▸ Code that draws figures:

____________

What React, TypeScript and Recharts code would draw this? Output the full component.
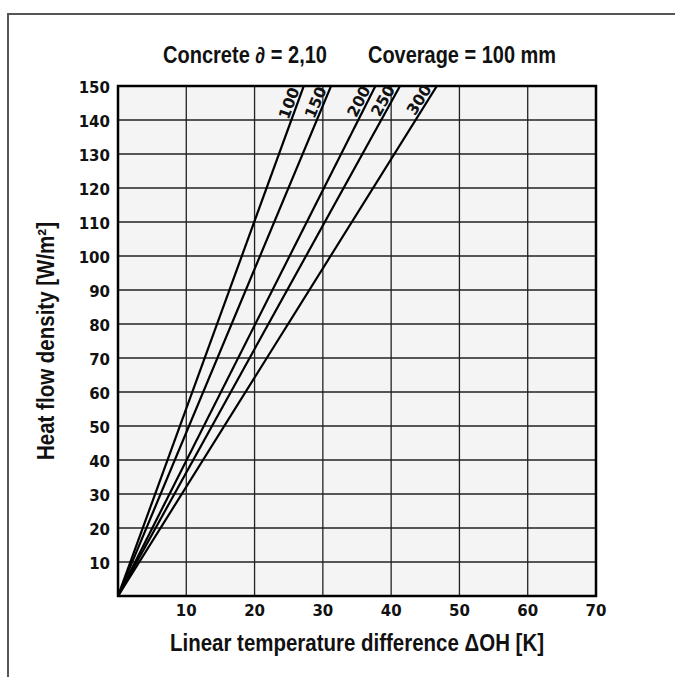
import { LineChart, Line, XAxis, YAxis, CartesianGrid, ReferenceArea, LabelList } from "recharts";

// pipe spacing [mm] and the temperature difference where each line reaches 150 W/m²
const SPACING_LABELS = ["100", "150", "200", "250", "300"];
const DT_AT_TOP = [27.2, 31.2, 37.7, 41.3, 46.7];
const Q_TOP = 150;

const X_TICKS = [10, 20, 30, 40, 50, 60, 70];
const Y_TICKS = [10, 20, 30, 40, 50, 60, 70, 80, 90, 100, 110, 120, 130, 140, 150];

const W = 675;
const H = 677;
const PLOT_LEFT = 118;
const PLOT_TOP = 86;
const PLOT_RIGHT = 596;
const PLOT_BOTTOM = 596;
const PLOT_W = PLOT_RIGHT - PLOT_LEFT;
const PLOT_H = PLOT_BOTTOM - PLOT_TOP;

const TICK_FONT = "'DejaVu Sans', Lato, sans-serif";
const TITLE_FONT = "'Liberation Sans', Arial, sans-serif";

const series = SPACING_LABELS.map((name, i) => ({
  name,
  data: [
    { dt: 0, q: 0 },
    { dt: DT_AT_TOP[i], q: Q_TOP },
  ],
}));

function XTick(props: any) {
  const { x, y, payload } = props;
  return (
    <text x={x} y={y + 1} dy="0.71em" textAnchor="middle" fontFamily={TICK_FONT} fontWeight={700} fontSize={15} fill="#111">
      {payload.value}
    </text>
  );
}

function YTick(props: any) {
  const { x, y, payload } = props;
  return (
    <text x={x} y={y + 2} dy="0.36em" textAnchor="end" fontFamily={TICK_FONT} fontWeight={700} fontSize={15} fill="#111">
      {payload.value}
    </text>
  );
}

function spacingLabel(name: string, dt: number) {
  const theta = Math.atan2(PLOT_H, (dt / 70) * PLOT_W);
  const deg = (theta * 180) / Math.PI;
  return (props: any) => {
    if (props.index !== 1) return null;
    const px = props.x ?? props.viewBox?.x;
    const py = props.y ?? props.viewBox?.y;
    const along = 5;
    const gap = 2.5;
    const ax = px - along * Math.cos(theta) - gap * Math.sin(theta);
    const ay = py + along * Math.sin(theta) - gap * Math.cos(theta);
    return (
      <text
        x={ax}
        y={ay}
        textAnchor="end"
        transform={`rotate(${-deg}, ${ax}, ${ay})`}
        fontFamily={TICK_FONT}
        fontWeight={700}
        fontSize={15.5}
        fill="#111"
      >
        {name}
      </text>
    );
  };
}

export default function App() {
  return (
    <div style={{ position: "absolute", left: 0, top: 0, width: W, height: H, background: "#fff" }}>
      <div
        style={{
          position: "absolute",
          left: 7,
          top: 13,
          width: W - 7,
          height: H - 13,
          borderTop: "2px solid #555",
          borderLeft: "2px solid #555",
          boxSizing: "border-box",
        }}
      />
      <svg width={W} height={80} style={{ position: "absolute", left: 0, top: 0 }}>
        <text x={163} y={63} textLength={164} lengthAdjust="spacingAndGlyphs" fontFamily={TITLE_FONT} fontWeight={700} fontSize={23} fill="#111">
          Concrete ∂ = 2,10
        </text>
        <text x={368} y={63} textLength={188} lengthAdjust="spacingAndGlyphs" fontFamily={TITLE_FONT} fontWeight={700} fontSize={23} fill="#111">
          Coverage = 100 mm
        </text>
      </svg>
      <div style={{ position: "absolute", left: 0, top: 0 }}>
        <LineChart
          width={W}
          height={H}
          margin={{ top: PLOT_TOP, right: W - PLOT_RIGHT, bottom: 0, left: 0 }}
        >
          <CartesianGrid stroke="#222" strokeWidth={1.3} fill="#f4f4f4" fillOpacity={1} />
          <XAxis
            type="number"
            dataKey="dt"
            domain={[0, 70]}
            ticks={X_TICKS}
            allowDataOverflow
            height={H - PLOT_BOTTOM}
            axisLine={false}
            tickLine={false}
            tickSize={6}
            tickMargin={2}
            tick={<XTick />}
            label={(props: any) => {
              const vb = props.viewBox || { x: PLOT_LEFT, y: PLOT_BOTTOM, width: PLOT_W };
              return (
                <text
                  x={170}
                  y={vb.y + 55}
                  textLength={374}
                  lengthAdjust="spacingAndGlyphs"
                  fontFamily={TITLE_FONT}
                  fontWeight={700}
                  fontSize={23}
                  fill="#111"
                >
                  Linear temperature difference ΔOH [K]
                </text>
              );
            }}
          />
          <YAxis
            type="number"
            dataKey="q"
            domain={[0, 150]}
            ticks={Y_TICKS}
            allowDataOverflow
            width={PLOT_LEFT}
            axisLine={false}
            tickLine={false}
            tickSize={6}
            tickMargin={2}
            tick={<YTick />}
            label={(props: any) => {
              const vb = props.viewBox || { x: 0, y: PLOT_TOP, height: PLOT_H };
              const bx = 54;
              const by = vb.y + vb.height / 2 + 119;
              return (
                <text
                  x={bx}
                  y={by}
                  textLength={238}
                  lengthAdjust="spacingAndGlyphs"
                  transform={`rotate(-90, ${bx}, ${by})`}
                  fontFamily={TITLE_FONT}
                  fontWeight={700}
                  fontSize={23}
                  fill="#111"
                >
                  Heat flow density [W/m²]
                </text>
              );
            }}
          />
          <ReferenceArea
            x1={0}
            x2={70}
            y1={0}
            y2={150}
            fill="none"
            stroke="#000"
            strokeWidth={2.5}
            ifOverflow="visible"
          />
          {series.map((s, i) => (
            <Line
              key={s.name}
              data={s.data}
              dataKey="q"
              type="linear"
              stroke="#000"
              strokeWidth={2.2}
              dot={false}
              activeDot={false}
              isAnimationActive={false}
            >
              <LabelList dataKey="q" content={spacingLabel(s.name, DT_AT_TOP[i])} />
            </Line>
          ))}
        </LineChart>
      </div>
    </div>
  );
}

____________

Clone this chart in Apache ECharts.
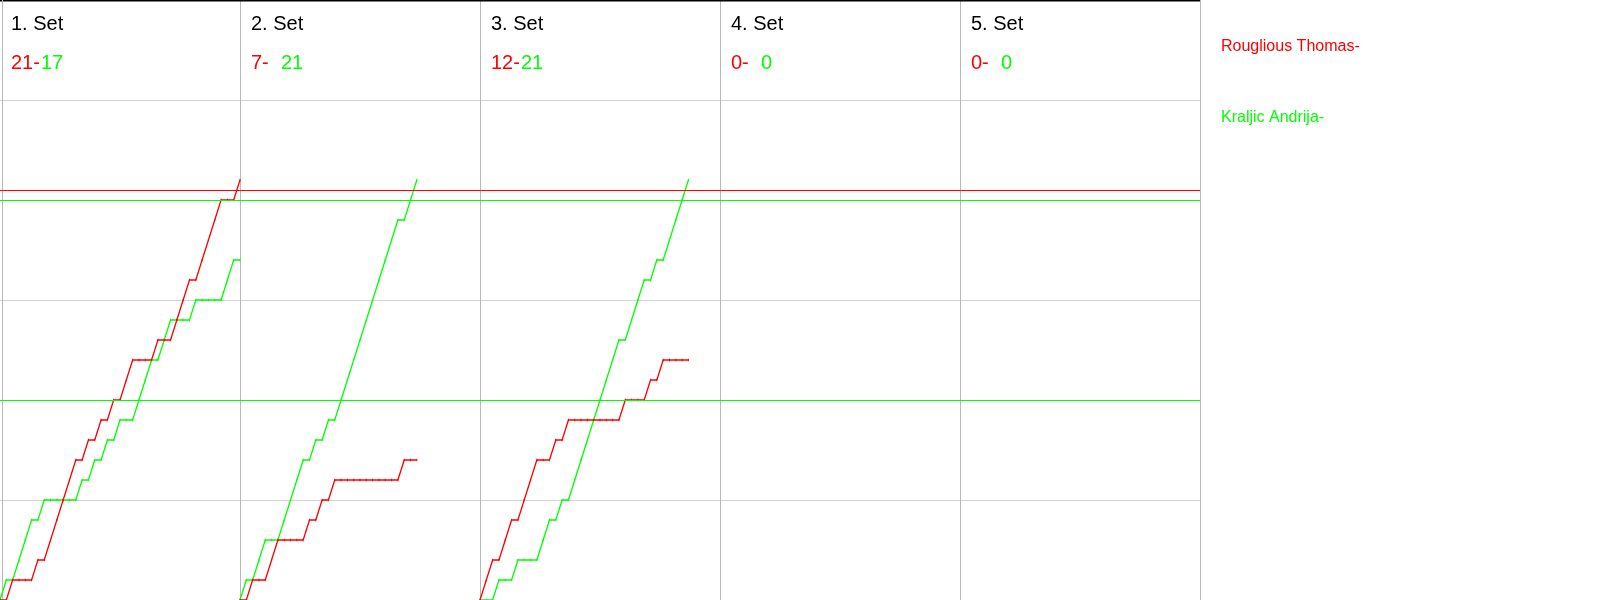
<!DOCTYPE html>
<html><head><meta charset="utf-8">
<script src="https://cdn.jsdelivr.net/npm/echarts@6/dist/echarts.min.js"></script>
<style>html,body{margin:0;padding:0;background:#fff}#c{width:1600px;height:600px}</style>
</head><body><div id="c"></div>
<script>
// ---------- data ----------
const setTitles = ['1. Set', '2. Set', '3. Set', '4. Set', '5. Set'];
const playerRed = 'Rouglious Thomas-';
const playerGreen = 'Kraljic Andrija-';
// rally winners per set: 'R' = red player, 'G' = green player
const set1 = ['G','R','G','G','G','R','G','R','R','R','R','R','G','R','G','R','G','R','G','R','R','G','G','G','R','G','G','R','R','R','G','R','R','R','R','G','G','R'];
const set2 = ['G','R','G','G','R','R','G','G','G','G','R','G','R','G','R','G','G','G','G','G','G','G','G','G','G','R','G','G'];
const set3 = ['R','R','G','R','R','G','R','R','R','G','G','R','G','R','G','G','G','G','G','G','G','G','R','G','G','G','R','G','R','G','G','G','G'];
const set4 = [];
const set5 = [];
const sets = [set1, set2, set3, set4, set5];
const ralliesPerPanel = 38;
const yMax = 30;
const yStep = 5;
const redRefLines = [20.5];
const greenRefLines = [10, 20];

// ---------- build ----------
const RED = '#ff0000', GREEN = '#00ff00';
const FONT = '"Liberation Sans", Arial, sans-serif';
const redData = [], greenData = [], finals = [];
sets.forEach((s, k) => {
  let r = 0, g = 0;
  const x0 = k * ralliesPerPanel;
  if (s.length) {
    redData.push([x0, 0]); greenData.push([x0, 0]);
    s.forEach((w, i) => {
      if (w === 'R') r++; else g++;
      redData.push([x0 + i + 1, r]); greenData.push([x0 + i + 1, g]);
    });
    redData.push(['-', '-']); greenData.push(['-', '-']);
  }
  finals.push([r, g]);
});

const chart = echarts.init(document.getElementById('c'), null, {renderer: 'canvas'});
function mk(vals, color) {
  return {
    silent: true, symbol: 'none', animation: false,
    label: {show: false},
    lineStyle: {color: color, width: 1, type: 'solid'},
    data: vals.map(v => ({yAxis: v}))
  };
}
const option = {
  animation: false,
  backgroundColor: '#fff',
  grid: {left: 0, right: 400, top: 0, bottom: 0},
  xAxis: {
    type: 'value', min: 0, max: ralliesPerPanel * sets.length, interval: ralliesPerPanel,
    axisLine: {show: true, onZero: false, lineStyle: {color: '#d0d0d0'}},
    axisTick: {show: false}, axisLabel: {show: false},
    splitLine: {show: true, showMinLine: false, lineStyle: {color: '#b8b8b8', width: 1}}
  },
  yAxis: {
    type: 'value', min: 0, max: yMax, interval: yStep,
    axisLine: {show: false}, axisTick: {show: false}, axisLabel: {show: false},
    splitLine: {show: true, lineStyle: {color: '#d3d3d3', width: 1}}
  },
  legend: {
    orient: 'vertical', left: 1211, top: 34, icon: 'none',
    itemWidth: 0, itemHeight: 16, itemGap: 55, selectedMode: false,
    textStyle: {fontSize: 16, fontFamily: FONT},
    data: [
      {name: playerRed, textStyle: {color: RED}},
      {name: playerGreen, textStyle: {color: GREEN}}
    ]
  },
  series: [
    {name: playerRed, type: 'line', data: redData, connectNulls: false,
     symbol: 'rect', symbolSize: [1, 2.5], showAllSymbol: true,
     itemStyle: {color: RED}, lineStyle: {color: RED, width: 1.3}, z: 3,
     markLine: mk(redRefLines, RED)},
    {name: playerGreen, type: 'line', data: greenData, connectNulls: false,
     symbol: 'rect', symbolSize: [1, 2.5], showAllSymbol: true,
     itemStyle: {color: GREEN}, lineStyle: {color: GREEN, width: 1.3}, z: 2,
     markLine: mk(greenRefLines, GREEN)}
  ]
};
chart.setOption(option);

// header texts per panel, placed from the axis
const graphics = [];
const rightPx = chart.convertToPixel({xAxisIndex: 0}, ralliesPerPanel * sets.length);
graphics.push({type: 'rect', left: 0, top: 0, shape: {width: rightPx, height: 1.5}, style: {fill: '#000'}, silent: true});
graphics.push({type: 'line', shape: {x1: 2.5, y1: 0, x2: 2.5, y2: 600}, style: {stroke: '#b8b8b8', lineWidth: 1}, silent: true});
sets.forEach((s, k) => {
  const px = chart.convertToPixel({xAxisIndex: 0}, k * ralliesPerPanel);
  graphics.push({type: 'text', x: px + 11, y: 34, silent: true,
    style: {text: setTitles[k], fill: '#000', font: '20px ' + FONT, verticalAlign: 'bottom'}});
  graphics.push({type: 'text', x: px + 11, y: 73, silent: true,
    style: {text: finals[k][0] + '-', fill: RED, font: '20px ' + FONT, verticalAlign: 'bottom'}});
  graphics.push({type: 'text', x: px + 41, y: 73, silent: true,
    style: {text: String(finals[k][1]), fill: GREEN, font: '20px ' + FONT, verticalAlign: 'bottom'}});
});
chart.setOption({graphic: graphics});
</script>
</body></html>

____________

▸ Aim: Reproduce only the lines running from the one that has "What React, TypeScript" through the one that has "const PLOT_H = PLOT_BOTTOM - PLOT_TOP;", ends included. Any pictures in that stretch should not be copied.

▸ Solution for this exercise:
What React, TypeScript and Recharts code would draw this? Output the full component.
import { LineChart, Line, XAxis, YAxis, CartesianGrid, ReferenceArea, LabelList } from "recharts";

// pipe spacing [mm] and the temperature difference where each line reaches 150 W/m²
const SPACING_LABELS = ["100", "150", "200", "250", "300"];
const DT_AT_TOP = [27.2, 31.2, 37.7, 41.3, 46.7];
const Q_TOP = 150;

const X_TICKS = [10, 20, 30, 40, 50, 60, 70];
const Y_TICKS = [10, 20, 30, 40, 50, 60, 70, 80, 90, 100, 110, 120, 130, 140, 150];

const W = 675;
const H = 677;
const PLOT_LEFT = 118;
const PLOT_TOP = 86;
const PLOT_RIGHT = 596;
const PLOT_BOTTOM = 596;
const PLOT_W = PLOT_RIGHT - PLOT_LEFT;
const PLOT_H = PLOT_BOTTOM - PLOT_TOP;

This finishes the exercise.